Le coffre, l'ancien coffre de mariage, est choisi par quelques fiancés amis de l'archaïsme. Ils sont décorés, armoriés, sculptés, peints, etc.
On avait eu l'idée de remplacer la corbeille par quelques milliers de francs, insérés dans une enveloppe, mais cette innovation a froissé les délicatesses de sentiment du plus grand nombre des fiancés, et la vieille mode a prévalu, nous en sommes bien aise.
L'habitude d'exposer le trousseau, la corbeille et les présents envoyés à la fiancée par sa parenté et ses amis, cette habitude – d'un goût fort contestable – est complètement tombée en désuétude, chez les gens qui se piquent de véritable délicatesse.
L'étalage de la lingerie intime était pénible à supporter par le fiancé et révoltait les pudeurs de plus d'une fiancée. Il y avait en outre une ostentation de parvenus à étaler ainsi les richesses d'un trousseau, les splendeurs d'une corbeille.
Quant à l'exhibition des présents, on sentait comme une arrière-pensée dans cette coutume. On semblait vouloir exciter l'émulation chez les donateurs. Dans la crainte de passer pour pauvres ou avares, les vaniteux – qui seraient peut-être restés indifférents à l'opinion des fiancés et de leur famille – faisaient des sacrifices, pour paraître magnifiques aux yeux des gens admis à passer les cadeaux en revue.

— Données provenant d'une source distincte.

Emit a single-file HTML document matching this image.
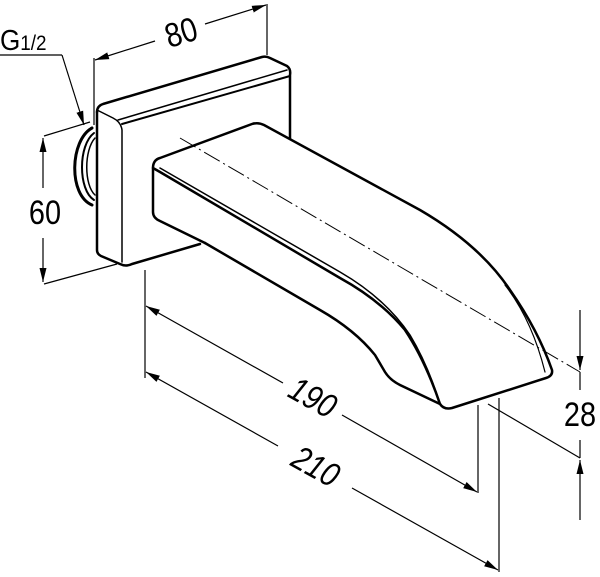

On est donc revenu à nos anciens et discrets usages, qui ont le mérite de n'offenser jamais la réserve des fiancés et de ne pas faire soupçonner les parents de sot orgueil et d'autres vilains sentiments.
Le contrat se signe souvent chez le notaire.
Quand le notaire se rend chez les parents de la fiancée, toutes les personnes intéressées s'y assemblent. Dans l'un comme dans l'autre cas, les clauses de contrat doivent avoir été bien débattues, par avance, entre les deux familles (hors de la présence des fiancés) pour éviter toute discussion, au moment des dernières stipulations.
Quand le contrat se signe chez les père et mère de la fiancée, il est toujours suivi d'un dîner auquel est convié le notaire.
Parfois le contrat se signe au milieu d'une soirée, qui réunit bon nombre d'invités. Les divertissements ou la conversation s'interrompt, le notaire donne lecture du contrat. Alors le futur se lève, salue la fiancée, signe l'acte et lui passe la plume. Après avoir apposé son nom, celle-ci offre la plume à la mère de la jeune fille, les deux pères signent après et, ensuite, tous les membres des deux familles, par rang d'âge. On est bien aise aussi, parfois, de faire figurer un nom illustre sur le contrat. Si la personne dont on désire la signature est présente, elle signe avec la famille, sinon le notaire lui envoie le contrat à signer le lendemain.
Pour la fête du contrat, la fiancée ne se pare d'aucun des bijoux qui viennent de lui être donnés. Ils ne lui servent qu'après le mariage. Elle s'habille d'une simple et jolie toilette claire, sa dernière robe neuve de jeune fille et – une dernière fois aussi – elle sort de son écrin ses petits bijoux, qui ne conviendront plus à la jeune femme qu'elle va devenir. Mais en revanche, grande élégance autour d'elle. Aussi bien, la soirée de la signature n'a déjà plus cet aspect intime de la fête des fiançailles. Toutefois on n'y invite pas de connaissances banales.
Au moment de la signature, si le notaire demande à la fiancée – comme c'est son droit – la permission de lui baiser la main, elle la lui accordera, après avoir rapidement consulté du regard sa mère et son fiancé. Tous deux font, des yeux, un signe d'acquiescement. Quelques personnes vont se révolter contre cette idée de réclamer le consentement du fiancé ; nous trouvons, au contraire, qu'il y a, dans cette espèce de reconnaissance anticipée de ses droits, quelque chose de touchant et qui donne une vue bien nette des devoirs de la vie conjugale. Mais, dira-t-on, la fiancée ne dépend encore que de ses parents. Pas tout à fait ; elle porte au doigt un anneau qui l'engage déjà et elle a reçu des présents qui lui créent des obligations.
Le lendemain du jour où l'on a signé le contrat, on envoie le billet d'invitation à la cérémonie religieuse. Quant à ceux qui doivent assister aux « festin et entières nopces », ils sont prévenus quinze jours d'avance, pour le moins.